CD 3: TURNING DOWNRIGHT NASTY

Yes, the Third Congressional race suddenly has taken a severe turn for the ugly.

No, it's not just the attack ads between Ben Ray Lujan and Don Wiviott. That stuff, despite cries of "Swift boat attacks," is to be expected.

Let's talk about the unexpected.

Things turned bizarre Monday night at a candidate forum in Farmington. And it came from -- of all people -- candidate Benny Shendo, who previously seemed like a soft-spoken, well-informed voice of reason.
Benny Shendo, Jr. Dem
But in Farmington, Shendo let loose with a strange innuendo about Ben Ray Lujan's "lifestyle."


"You say that you stand up for the people of New Mexico," Shendo said, "and I want to know how you can stand up for the people of New Mexico if you can't stand up to your mom and dad about your lifestyle."

And in an interview with Kate Nash of the New Mexican today, Shendo went on to say, that while he has no evidence about Lujan's sexual orientation:


"If he is gay, and he's deceiving people, that's wrong. The voters have a right to be concerned about the deception — not whether one is gay or not. The issue is deception. That's relevant."

It is?

The Lujan campaign calls the attack "despicable." And Linda Siegle, a lobbyist for Equality New Mexico, said, "Whether he's gay or not shouldn't be an issue. Whether he has a girlfriend or not shouldn't be an issue. The issue should be the issues. Why would another Democrat be bringing this up?"

No, it doesn't get much stranger than this. Read the whole story by Kate and me HERE.

NEW NM POLL SHOWS OBAMA TIED WITH McCAIN

The latest SurveyUSA poll shows Barrack Obama tied with John McCain 44-44 percent in a presidential match-up in New Mexico.

The automated phone poll, taken over the weekend of 600 registered voters in the state has several possible running mates of the two candidates.

Obama does best with John Edwards as his running mate. In fact without Edwards, Obama falls behind McCain in every other match-up. McCain does well with Mike Huckabee or Mitt Romney as a running mate.

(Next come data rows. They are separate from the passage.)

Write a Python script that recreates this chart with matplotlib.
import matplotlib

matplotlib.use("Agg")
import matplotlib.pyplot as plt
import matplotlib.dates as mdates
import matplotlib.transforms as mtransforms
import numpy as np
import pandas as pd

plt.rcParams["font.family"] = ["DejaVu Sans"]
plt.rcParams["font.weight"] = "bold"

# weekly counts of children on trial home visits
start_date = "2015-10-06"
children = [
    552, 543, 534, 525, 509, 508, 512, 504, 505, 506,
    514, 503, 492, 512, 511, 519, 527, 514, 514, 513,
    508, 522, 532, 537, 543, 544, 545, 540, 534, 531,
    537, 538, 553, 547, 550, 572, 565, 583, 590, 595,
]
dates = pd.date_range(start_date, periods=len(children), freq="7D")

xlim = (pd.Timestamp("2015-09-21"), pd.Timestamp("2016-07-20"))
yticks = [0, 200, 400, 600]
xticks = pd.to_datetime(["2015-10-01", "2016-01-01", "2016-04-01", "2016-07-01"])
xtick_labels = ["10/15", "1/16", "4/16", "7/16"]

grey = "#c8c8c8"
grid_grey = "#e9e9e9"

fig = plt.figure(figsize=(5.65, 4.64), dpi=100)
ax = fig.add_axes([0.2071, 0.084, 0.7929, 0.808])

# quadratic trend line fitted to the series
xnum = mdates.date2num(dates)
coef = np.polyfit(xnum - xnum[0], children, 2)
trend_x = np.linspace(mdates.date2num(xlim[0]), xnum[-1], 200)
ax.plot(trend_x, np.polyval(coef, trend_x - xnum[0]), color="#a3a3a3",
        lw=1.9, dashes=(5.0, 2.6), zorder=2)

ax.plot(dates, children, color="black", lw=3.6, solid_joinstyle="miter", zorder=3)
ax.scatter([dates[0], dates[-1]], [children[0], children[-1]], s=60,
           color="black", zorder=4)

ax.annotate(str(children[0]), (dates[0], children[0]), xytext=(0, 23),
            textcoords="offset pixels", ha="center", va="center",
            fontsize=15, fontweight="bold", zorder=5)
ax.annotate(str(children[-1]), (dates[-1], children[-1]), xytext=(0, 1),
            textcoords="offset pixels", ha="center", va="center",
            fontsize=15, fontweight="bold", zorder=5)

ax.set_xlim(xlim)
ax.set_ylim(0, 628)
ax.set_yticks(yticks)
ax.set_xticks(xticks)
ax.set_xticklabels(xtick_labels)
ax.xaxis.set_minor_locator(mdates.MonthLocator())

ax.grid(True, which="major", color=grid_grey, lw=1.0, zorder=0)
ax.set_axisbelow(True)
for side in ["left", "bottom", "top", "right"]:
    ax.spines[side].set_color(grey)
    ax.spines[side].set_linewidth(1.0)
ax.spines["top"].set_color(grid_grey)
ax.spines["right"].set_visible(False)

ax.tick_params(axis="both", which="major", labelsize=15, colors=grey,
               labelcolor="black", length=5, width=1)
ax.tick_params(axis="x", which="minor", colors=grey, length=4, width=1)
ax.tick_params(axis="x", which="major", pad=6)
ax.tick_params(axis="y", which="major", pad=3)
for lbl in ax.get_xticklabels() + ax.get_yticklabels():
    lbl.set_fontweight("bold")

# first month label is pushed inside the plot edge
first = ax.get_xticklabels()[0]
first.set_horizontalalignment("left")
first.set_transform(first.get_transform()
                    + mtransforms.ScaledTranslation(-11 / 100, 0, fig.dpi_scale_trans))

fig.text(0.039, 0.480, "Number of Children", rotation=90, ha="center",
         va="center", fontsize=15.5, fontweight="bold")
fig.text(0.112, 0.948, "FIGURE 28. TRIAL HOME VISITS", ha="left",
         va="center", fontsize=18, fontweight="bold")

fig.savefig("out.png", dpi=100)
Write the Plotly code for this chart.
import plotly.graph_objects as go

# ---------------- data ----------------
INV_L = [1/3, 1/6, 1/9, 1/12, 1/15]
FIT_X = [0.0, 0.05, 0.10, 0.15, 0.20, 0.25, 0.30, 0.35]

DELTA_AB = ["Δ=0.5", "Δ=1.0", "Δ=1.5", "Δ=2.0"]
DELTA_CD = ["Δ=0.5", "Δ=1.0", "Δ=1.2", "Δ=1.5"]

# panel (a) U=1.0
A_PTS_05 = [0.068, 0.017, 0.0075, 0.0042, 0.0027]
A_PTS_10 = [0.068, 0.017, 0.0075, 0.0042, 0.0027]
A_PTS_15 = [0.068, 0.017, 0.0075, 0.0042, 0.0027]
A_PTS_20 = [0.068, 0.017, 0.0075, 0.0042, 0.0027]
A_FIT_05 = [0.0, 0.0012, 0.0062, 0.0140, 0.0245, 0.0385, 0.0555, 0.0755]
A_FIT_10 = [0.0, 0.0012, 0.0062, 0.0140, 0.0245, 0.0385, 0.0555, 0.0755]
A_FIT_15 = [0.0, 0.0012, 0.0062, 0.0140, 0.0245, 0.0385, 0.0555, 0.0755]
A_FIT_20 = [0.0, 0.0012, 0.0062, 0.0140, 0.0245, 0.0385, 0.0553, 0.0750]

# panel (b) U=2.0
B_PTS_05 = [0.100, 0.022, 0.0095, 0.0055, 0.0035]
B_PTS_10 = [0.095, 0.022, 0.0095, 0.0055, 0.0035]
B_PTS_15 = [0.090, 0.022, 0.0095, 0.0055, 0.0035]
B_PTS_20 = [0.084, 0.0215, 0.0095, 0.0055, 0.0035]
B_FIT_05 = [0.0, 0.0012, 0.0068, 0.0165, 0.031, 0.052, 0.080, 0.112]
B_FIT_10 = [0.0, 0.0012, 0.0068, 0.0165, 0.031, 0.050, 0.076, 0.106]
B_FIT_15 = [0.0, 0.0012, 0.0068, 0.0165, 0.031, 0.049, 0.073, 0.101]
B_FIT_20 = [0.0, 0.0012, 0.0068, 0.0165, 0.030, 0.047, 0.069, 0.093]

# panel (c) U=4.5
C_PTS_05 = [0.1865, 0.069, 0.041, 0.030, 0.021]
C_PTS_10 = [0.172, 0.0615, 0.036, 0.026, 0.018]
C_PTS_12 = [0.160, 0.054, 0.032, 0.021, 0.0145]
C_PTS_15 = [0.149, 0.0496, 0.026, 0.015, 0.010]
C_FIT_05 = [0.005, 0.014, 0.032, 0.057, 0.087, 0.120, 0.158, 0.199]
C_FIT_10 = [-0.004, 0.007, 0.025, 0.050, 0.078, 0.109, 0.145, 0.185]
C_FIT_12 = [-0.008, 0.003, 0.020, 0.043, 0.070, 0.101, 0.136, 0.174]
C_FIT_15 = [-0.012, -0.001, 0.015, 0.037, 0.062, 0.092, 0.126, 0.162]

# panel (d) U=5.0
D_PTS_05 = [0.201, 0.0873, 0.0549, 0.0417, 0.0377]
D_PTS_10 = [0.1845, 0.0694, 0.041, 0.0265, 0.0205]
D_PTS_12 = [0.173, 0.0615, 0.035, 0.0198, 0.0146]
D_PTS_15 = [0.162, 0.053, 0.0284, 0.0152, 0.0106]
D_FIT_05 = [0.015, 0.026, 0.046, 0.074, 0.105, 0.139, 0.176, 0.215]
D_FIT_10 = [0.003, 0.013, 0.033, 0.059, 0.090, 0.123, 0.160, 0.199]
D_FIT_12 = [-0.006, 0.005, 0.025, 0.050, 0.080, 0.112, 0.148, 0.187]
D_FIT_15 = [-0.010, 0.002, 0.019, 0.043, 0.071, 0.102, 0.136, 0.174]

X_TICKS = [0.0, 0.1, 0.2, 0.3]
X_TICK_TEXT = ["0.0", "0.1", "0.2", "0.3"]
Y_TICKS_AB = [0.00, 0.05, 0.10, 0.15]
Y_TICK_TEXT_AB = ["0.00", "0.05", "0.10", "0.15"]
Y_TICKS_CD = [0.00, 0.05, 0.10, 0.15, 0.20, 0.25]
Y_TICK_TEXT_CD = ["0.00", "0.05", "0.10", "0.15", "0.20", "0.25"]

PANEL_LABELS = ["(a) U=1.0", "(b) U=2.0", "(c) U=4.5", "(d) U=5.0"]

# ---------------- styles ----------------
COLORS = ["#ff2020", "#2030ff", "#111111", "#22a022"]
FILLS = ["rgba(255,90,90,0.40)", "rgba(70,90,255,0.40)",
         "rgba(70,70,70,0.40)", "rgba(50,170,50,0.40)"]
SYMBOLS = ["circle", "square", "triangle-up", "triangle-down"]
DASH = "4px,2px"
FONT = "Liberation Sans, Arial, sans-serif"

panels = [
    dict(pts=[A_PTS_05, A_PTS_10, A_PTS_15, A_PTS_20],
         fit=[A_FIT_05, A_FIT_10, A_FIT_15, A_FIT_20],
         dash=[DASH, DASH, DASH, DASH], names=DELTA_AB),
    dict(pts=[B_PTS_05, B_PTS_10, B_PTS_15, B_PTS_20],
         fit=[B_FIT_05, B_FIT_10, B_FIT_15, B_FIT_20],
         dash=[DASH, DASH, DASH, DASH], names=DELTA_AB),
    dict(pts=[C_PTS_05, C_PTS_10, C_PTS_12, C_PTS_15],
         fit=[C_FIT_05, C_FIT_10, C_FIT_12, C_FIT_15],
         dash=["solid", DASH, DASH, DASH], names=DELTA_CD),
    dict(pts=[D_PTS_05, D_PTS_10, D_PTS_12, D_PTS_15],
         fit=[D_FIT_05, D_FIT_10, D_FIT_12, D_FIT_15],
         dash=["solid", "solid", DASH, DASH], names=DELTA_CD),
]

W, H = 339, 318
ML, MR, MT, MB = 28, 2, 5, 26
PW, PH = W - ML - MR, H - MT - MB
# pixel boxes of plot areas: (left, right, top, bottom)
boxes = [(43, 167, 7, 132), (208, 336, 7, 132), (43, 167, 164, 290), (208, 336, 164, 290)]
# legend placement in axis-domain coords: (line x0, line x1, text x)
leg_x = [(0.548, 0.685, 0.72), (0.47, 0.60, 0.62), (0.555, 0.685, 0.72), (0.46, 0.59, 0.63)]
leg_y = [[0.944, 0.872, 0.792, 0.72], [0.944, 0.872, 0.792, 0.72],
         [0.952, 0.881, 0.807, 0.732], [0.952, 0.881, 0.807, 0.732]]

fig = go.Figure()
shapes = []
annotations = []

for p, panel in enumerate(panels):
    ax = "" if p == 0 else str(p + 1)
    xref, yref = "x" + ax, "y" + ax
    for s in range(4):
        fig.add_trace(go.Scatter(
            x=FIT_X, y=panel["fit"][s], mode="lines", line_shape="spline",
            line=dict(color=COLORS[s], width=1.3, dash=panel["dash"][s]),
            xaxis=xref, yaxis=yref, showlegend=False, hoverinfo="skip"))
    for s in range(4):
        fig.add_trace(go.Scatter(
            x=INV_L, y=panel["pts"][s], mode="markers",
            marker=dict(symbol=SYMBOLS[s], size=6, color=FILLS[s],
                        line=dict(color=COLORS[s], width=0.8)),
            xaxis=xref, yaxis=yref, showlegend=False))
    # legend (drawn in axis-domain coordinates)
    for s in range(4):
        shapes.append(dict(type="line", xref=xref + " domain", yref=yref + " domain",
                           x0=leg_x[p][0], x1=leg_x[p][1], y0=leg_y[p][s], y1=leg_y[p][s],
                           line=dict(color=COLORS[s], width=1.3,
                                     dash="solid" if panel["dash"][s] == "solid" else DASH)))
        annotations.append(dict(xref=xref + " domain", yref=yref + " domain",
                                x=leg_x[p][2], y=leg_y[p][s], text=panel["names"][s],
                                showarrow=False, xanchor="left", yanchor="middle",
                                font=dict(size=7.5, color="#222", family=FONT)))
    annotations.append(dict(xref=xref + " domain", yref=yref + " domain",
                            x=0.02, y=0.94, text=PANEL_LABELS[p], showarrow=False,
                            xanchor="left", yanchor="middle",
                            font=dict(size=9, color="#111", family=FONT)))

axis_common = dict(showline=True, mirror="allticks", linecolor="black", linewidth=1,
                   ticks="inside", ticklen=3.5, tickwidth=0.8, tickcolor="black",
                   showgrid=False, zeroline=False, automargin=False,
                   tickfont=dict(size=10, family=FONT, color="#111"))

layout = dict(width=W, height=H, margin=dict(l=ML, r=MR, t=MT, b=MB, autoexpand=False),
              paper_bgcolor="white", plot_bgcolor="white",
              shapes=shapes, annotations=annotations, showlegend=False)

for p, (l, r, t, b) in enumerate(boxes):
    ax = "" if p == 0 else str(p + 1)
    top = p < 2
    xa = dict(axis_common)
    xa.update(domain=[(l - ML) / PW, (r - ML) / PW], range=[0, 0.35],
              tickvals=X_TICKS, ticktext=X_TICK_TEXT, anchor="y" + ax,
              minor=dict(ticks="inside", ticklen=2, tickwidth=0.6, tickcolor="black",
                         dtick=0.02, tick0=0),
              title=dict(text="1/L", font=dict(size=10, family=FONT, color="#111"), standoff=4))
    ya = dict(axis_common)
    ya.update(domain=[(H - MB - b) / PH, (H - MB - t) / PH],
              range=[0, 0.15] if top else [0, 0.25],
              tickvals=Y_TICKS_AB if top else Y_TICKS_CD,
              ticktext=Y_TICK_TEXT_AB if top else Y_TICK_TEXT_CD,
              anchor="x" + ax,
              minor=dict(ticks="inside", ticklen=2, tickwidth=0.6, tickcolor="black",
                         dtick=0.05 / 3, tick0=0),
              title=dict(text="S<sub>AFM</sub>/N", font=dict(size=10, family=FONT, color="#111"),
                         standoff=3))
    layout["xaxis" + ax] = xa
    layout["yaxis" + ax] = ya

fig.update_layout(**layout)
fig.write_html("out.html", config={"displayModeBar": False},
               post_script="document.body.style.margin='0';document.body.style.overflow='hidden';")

However, I believe these match-ups aren't very valuable at this stage. Edwards has high name recognition, as do Huckabee and Romney. Somehow I don't think Kathleen Sebelius and Tim Pawlenty are that well known here.

In fact, SurveyUSA honcho Jay Leve told me in an interview last month that the numbers in New Mexico will be going up and down for the candidates until the bitter end. "“Nothing in our polling suggests that a consensus has been formed (in New Mexico),” Leve said in April. “I expect a razor-thin margin.”

The margin of error is 4.1 percent.

Monday, May 19, 2008

IS THIS AN OPENING FOR A DOMENICI ENDORSEMENT?

Earlier this month on an interview on KNME's In Focus, U.S. Sen. Pete Domenici said he wouldn't be endorsing in the GOP Senate primary.

However, he did leave the door slightly ajar: ""Now, if something should happen untoward, where I think something was taken advantage of, I may change my mind, but that's pretty remote at this time."

On Monday Domenici called upon candidate Steve Pearce to demand The Club For Growth withdraw its new ad blasting Heather Wilson for support of the State Child Insurance Program (S-CHIP). (Read an Associated Press story HERE) Domenici voted in favor of the bill, which Pearce opposed and President Bush vetoed.

Could Domenici be thinking this ad is "untoward"?

UNIONS TO DISPUTE WIVIOTT AD

Several labor unions backing Ben Ray Luján for Congress are holding a news conference Tuesday to "set the record straight on Don Wiviott's misleading attacks on Ben Ray Luján."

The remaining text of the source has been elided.